No había terminado de explicarme y ya me daba cuenta de lo absurdo que sonaba todo aquello en boca de dos desconocidos como nosotros. Afortunadamente, en el local no había más clientela que Andrés y yo.
Elvira seguía sonriendo, aunque advertí un cierto tono de chanza en sus palabras:
—¡Qué pregunta! ¿Es que sois de la policía secreta o algo así?
—Ah, no, no, ¡qué va, nada de eso! —me apresuré a decir, hasta que se solaparon a mis nerviosas negaciones las palabras de Andrés:
—Seguro que usted ha leído en el periódico que apareció ayer un hombre muerto en Pedrosa del Príncipe...
—¿Un hombre muerto? Pues no, la verdad es que no. ¿Y dónde decís que pasó? —se interesó Elvira, a la que parecía intrigar la difícil relación de aquel suceso con su ferretería.
—En el páramo de Pedrosa, ya sabe usted, un poco más allá de Astudillo.
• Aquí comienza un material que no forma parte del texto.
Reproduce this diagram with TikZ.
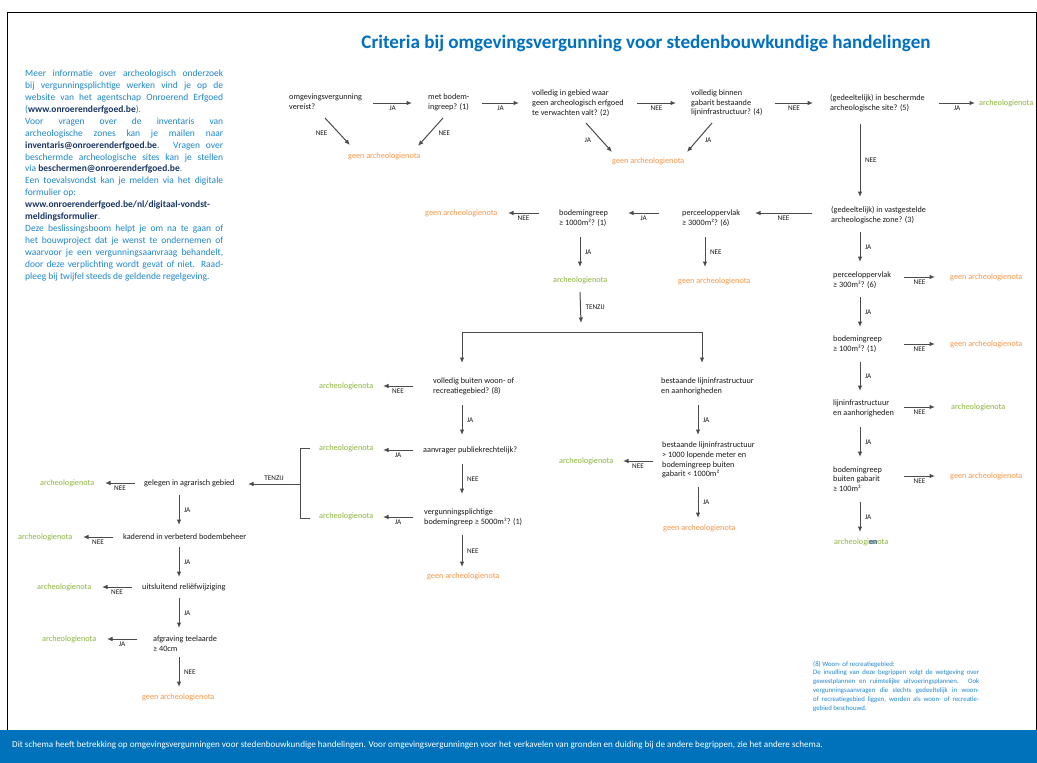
\documentclass[tikz,border=0pt]{standalone}
\usepackage{fontspec}
\setmainfont{Carlito}
\usetikzlibrary{arrows.meta,calc}
\definecolor{txt}{RGB}{25,25,25}
\definecolor{lnc}{RGB}{75,75,75}
\definecolor{blu}{RGB}{0,112,192}
\definecolor{bodyblue}{RGB}{30,135,205}
\definecolor{dkblue}{RGB}{25,55,100}
\definecolor{orng}{RGB}{247,150,70}
\definecolor{grn}{RGB}{140,180,60}
\definecolor{barblue}{RGB}{0,114,188}
\definecolor{hl}{RGB}{150,195,215}
\begin{document}
\begin{tikzpicture}[x=1pt,y=-1pt,
 q/.style={font=\fontsize{8.2}{9.8}\selectfont, align=left, inner sep=0pt, anchor=west, text=txt},
 geen/.style={font=\fontsize{8.2}{9.8}\selectfont, inner sep=0pt, anchor=west, text=orng},
 arch/.style={font=\fontsize{8.2}{9.8}\selectfont, inner sep=0pt, anchor=west, text=grn},
 arr/.style={draw=lnc, line width=1pt, -{Latex[length=5.5pt,width=4.5pt]}},
 ln/.style={draw=lnc, line width=1pt},
 lab/.style={font=\fontsize{7.2}{8}\selectfont, text=txt, inner sep=0pt},
 lb/.style={lab, midway, anchor=north, yshift=-2.5pt},
 lr/.style={lab, midway, anchor=west, xshift=4.5pt},
]
\useasboundingbox (0,0) rectangle (1037,763);
\fill[white] (0,0) rectangle (1037,763);
\draw[black, line width=1pt] (7,12) rectangle (1036.5,731);
\fill[barblue] (0,730) rectangle (1037,763);

% title
\node[font=\fontsize{19.1}{22}\selectfont\bfseries, text=blu, inner sep=0pt] (title) at (646,43) {Criteria bij omgevingsvergunning voor stedenbouwkundige handelingen};

% info text
\node[anchor=north west, inner sep=0pt, text width=198pt, align=justify, text=bodyblue,
 font=\fontsize{9.5}{11.9}\selectfont] (info) at (25,70)
{\hyphenpenalty=10000\relax Meer informatie over archeologisch onderzoek\linebreak bij vergunningsplichtige werken vind je op de\linebreak website van het agentschap Onroerend Erfgoed\linebreak (\textbf{\color{dkblue}www.onroerenderfgoed.be}).\par
Voor vragen over de inventaris van\linebreak archeologische zones kan je mailen naar\linebreak \textbf{\color{dkblue}inventaris@onroerenderfgoed.be}. Vragen over\linebreak beschermde archeologische sites kan je stellen\linebreak via \textbf{\color{dkblue}beschermen@onroerenderfgoed.be}.\par
Een toevalsvondst kan je melden via het digitale\linebreak formulier op:\par
\textbf{\color{dkblue}www.onroerenderfgoed.be/nl/digitaal-vondst-\linebreak meldingsformulier}.\par
Deze beslissingsboom helpt je om na te gaan of\linebreak het bouwproject dat je wenst te ondernemen of\linebreak waarvoor je een vergunningsaanvraag behandelt,\linebreak door deze verplichting wordt gevat of niet. Raad-\linebreak pleeg bij twijfel steeds de geldende regelgeving.};

% footnote
\node[anchor=north west, inner sep=0pt, text width=166pt, align=justify, text=bodyblue,
 font=\fontsize{6.8}{8.8}\selectfont] (note) at (813,661)
{\hyphenpenalty=10000\relax (8) Woon- of recreatiegebied:\par
De invulling van deze begrippen volgt de wetgeving over\linebreak gewestplannen en ruimtelijke uitvoeringsplannen. Ook\linebreak vergunningsaanvragen die slechts gedeeltelijk in woon-\linebreak of recreatiegebied liggen, worden als woon- of recreatie-\linebreak gebied beschouwd.};

% bottom bar text
\node[anchor=west, inner sep=0pt, text=white, font=\fontsize{9.1}{10}\selectfont] (foot) at (12,745)
{Dit schema heeft betrekking op omgevingsvergunningen voor stedenbouwkundige handelingen. Voor omgevingsvergunningen voor het verkavelen van gronden en duiding bij de andere begrippen, zie het andere schema.};

% ---------- nodes ----------
\node[q] (n1) at (289,102) {omgevingsvergunning\\vereist?};
\node[q] (n2) at (428,102) {met bodem-\\ingreep? (1)};
\node[q] (n3) at (532,103) {volledig in gebied waar\\geen archeologisch erfgoed\\te verwachten valt? (2)};
\node[q] (n4) at (691,103) {volledig binnen\\gabarit bestaande\\lijninfrastructuur? (4)};
\node[q] (n5) at (830,103) {(gedeeltelijk) in beschermde\\archeologische site? (5)};
\node[arch] (r1) at (979,103) {archeologienota};
\node[geen] (g1) at (348,156) {geen archeologienota};
\node[geen] (g2) at (612,161) {geen archeologienota};

\node[q] (n7) at (831,215) {(gedeeltelijk) in vastgestelde\\archeologische zone? (3)};
\node[q] (n8) at (682,218) {perceeloppervlak\\≥ 3000m²? (6)};
\node[q] (n9) at (559,218) {bodemingreep\\≥ 1000m²? (1)};
\node[geen] (g3) at (425,213) {geen archeologienota};
\node[arch] (r2) at (553,280) {archeologienota};
\node[geen] (g4) at (678,281) {geen archeologienota};

\node[q] (n10) at (833,280) {perceeloppervlak\\≥ 300m²? (6)};
\node[geen] (g5) at (950,277) {geen archeologienota};
\node[q] (n11) at (833,344) {bodemingreep\\≥ 100m²? (1)};
\node[geen] (g6) at (950,344) {geen archeologienota};
\node[q] (n12) at (833,408) {lijninfrastructuur\\en aanhorigheden};
\node[arch] (r3) at (951,407) {archeologienota};
\node[q] (n13) at (833,479) {bodemingreep\\buiten gabarit\\≥ 100m²};
\node[geen] (g7) at (950,476) {geen archeologienota};
\node[arch] (r4) at (834,542) {archeologi{\setlength\fboxsep{0pt}\colorbox{hl}{\color{black!70}en}}ota};

\node[q] (n14) at (433,386) {volledig buiten woon- of\\recreatiegebied? (8)};
\node[arch] (r5) at (319,386) {archeologienota};
\node[q] (n15) at (423,450) {aanvrager publiekrechtelijk?};
\node[arch] (r6) at (319,448) {archeologienota};
\node[q] (n16) at (424,517) {vergunningsplichtige\\bodemingreep ≥ 5000m²? (1)};
\node[arch] (r7) at (319,516) {archeologienota};
\node[geen] (g8) at (427,576) {geen archeologienota};

\node[q] (n17) at (661,386) {bestaande lijninfrastructuur\\en aanhorigheden};
\node[q] (n18) at (662,460) {bestaande lijninfrastructuur\\> 1000 lopende meter en\\bodemingreep buiten\\gabarit < 1000m²};
\node[arch] (r8) at (559,461) {archeologienota};
\node[geen] (g9) at (663,528) {geen archeologienota};

\node[q] (n19) at (144,483) {gelegen in agrarisch gebied};
\node[arch] (r9) at (40,483) {archeologienota};
\node[q] (n20) at (123,537) {kaderend in verbeterd bodembeheer};
\node[arch] (r10) at (18,537) {archeologienota};
\node[q] (n21) at (142,587) {uitsluitend reliëfwijziging};
\node[arch] (r11) at (37,587) {archeologienota};
\node[q] (n22) at (153,644) {afgraving teelaarde\\≥ 40cm};
\node[arch] (r12) at (42,639) {archeologienota};
\node[geen] (g10) at (142,697) {geen archeologienota};

\coordinate (barL) at (462,332);
\coordinate (barR) at (702,332);

% ---------- connectors ----------
% top row
\draw[arr] ($(n1.west)+(84,1)$) -- ($(n2.west)+(-16,1)$) node[lb]{JA};
\draw[arr] ($(n2.west)+(54,1)$) -- ($(n3.west)+(-13,0)$) node[lb]{JA};
\draw[arr] ($(n3.west)+(105,0)$) -- ($(n4.west)+(-15,0)$) node[lb]{NEE};
\draw[arr] ($(n4.west)+(84,0)$) -- ($(n5.west)+(-17,0)$) node[lb]{NEE};
\draw[arr] ($(n5.west)+(109,0)$) -- ($(r1.west)+(-4,0)$) node[lb]{JA};
% diagonals
\draw[arr] ($(n1.west)+(36,16)$) -- ($(g1.west)+(2,-11)$) node[lab, midway, anchor=east, xshift=-9.5pt, yshift=-1.5pt]{NEE};
\draw[arr] ($(n2.west)+(15,16)$) -- ($(g1.west)+(70,-10)$) node[lab, midway, anchor=west, xshift=7.5pt, yshift=-1pt]{NEE};
\draw[arr] ($(n3.west)+(54,20)$) -- ($(g2.west)+(0,-9)$) node[lab, midway, anchor=east, xshift=-7.5pt, yshift=-2.5pt]{JA};
\draw[arr] ($(n4.west)+(21,20)$) -- ($(g2.west)+(75,-9)$) node[lab, midway, anchor=west, xshift=5pt, yshift=-2.5pt]{JA};
% right column
\draw[arr] ($(n5.west)+(30,21)$) -- ($(n7.west)+(29,-18)$) node[lr]{NEE};
\draw[arr] ($(n7.west)+(29,17)$) -- ($(n10.west)+(27,-18)$) node[lr]{JA};
\draw[arr] ($(n10.west)+(71,-3)$) -- ($(g5.west)+(-15,0)$) node[lb]{NEE};
\draw[arr] ($(n10.west)+(27,17)$) -- ($(n11.west)+(27,-17)$) node[lr]{JA};
\draw[arr] ($(n11.west)+(71,0)$) -- ($(g6.west)+(-15,0)$) node[lb]{NEE};
\draw[arr] ($(n11.west)+(27,18)$) -- ($(n12.west)+(27,-17)$) node[lr]{JA};
\draw[arr] ($(n12.west)+(71,-1)$) -- ($(r3.west)+(-16,0)$) node[lb]{NEE};
\draw[arr] ($(n12.west)+(27,19)$) -- ($(n13.west)+(27,-22)$) node[lr]{JA};
\draw[arr] ($(n13.west)+(71,-3)$) -- ($(g7.west)+(-15,0)$) node[lb]{NEE};
\draw[arr] ($(n13.west)+(27,23)$) -- ($(r4.west)+(26,-10)$) node[lr]{JA};
% second row
\draw[arr] ($(n7.west)+(-19,-2)$) -- ($(n8.west)+(73,-5)$) node[lb]{NEE};
\draw[arr] ($(n8.west)+(-23,-5)$) -- ($(n9.west)+(69,-5)$) node[lb]{JA};
\draw[arr] ($(n9.west)+(-20,-5)$) -- ($(g3.west)+(83,0)$) node[lb]{NEE};
\draw[arr] ($(n9.west)+(21,19)$) -- ($(r2.west)+(27,-13)$) node[lr]{JA};
\draw[arr] ($(n8.west)+(23,19)$) -- ($(g4.west)+(27,-14)$) node[lr]{NEE};
\draw[arr] ($(r2.west)+(27,12)$) -- ($(r2.west)+(28,43)$) node[lr]{TENZIJ};
\draw[ln] (barL) -- (barR);
\draw[arr] (barL) -- ($(n14.west)+(29,-23)$);
\draw[arr] (barR) -- ($(n17.west)+(41,-23)$);
% middle left
\draw[arr] ($(n14.west)+(-20,0)$) -- ($(r5.west)+(64,0)$) node[lb]{NEE};
\draw[arr] ($(n14.west)+(29,19)$) -- ($(n15.west)+(39,-15)$) node[lr]{JA};
\draw[arr] ($(n15.west)+(-10,0)$) -- ($(r6.west)+(64,2)$) node[lb]{JA};
\draw[arr] ($(n15.west)+(39,14)$) -- ($(n16.west)+(38,-23)$) node[lr]{NEE};
\draw[arr] ($(n16.west)+(-11,0)$) -- ($(r7.west)+(64,1)$) node[lb]{JA};
\draw[arr] ($(n16.west)+(38,18)$) -- ($(g8.west)+(35,-9)$) node[lr]{NEE};
% middle right
\draw[arr] ($(n17.west)+(37,19)$) -- ($(n18.west)+(36,-25)$) node[lr]{JA};
\draw[arr] ($(n18.west)+(-9,1)$) -- ($(r8.west)+(64,0)$) node[lb]{NEE};
\draw[arr] ($(n18.west)+(36,27)$) -- ($(g9.west)+(35,-10)$) node[lr]{JA};
% bracket
\draw[ln] ($(r6.west)+(-9,0)$) -- ($(r6.west)+(-19,0)$) -- ($(r7.west)+(-19,2)$) -- ($(r7.west)+(-9,2)$);
\draw[arr] ($(r6.west)!0.5!(r7.west)+(-19,2)$) -- ($(n19.west)+(104,1)$) node[lab, midway, anchor=south, yshift=3pt]{TENZIJ};
% bottom-left chain
\draw[arr] ($(n19.west)+(-9,0)$) -- ($(r9.west)+(65,0)$) node[lb]{NEE};
\draw[arr] ($(n19.west)+(35,12)$) -- ($(n20.west)+(56,-12)$) node[lr]{JA};
\draw[arr] ($(n20.west)+(-10,0)$) -- ($(r10.west)+(65,0)$) node[lb]{NEE};
\draw[arr] ($(n20.west)+(56,10)$) -- ($(n21.west)+(37,-10)$) node[lr]{JA};
\draw[arr] ($(n21.west)+(-10,0)$) -- ($(r11.west)+(65,0)$) node[lb]{NEE};
\draw[arr] ($(n21.west)+(37,11)$) -- ($(n22.west)+(26,-16)$) node[lr]{JA};
\draw[arr] ($(n22.west)+(-16,-5)$) -- ($(r12.west)+(65,0)$) node[lb]{JA};
\draw[arr] ($(n22.west)+(26,13)$) -- ($(g10.west)+(37,-10)$) node[lr]{NEE};
\end{tikzpicture}
\end{document}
En la provincia de Burgos —continuó Andrés, que había recuperado el don de la palabra y a quien, cuando se lanzaba, yo nunca era capaz de contener.
—Ya, ya… Me hago una idea. Pero, por favor, no me tratéis de usted, no soy tan mayor.
—No, no es usted nada mayor, no se ofenda —se disculpó de inmediato Andrés—, pero es que nosotros tratamos de usted a todo el mundo. Incluso entre nosotros mismos, que nos conocemos desde niños. Es una costumbre.
—Vale, vale. Entonces me dicen ustedes que apareció un hombre muerto en el páramo de Pedrosa —Elvira, como buena dependienta de ferretería, demostraba un espíritu práctico y muy adaptativo—. Lo que me pregunto es qué tenemos que ver nosotros con eso…
—Pues resulta que el muerto tenía una factura de esta ferretería —soltó abruptamente Andrés, al tiempo que le puso a Elvira el recibo sobre el mostrador—. Ese señor había comprado dos metros de cuerda de cáñamo natural aquí, el día antes, el veintiséis de agosto, el martes pasado.
—¡Ah vale!, ya entiendo. ¿Pero eso no sería más cosa de la policía?, digo yo.
Era tan razonable su objeción que tuve que apelar a una especie de imperativo ético, toda una melonada solemne y vacua, para cerrar el tema:
—Nosotros sólo queremos descubrir la verdad.
Andrés asintió fascinado a esa improvisada declaración de principios y reiteró con convicción mis palabras:
—Eso, eso: nosotros sólo queremos saber la verdad.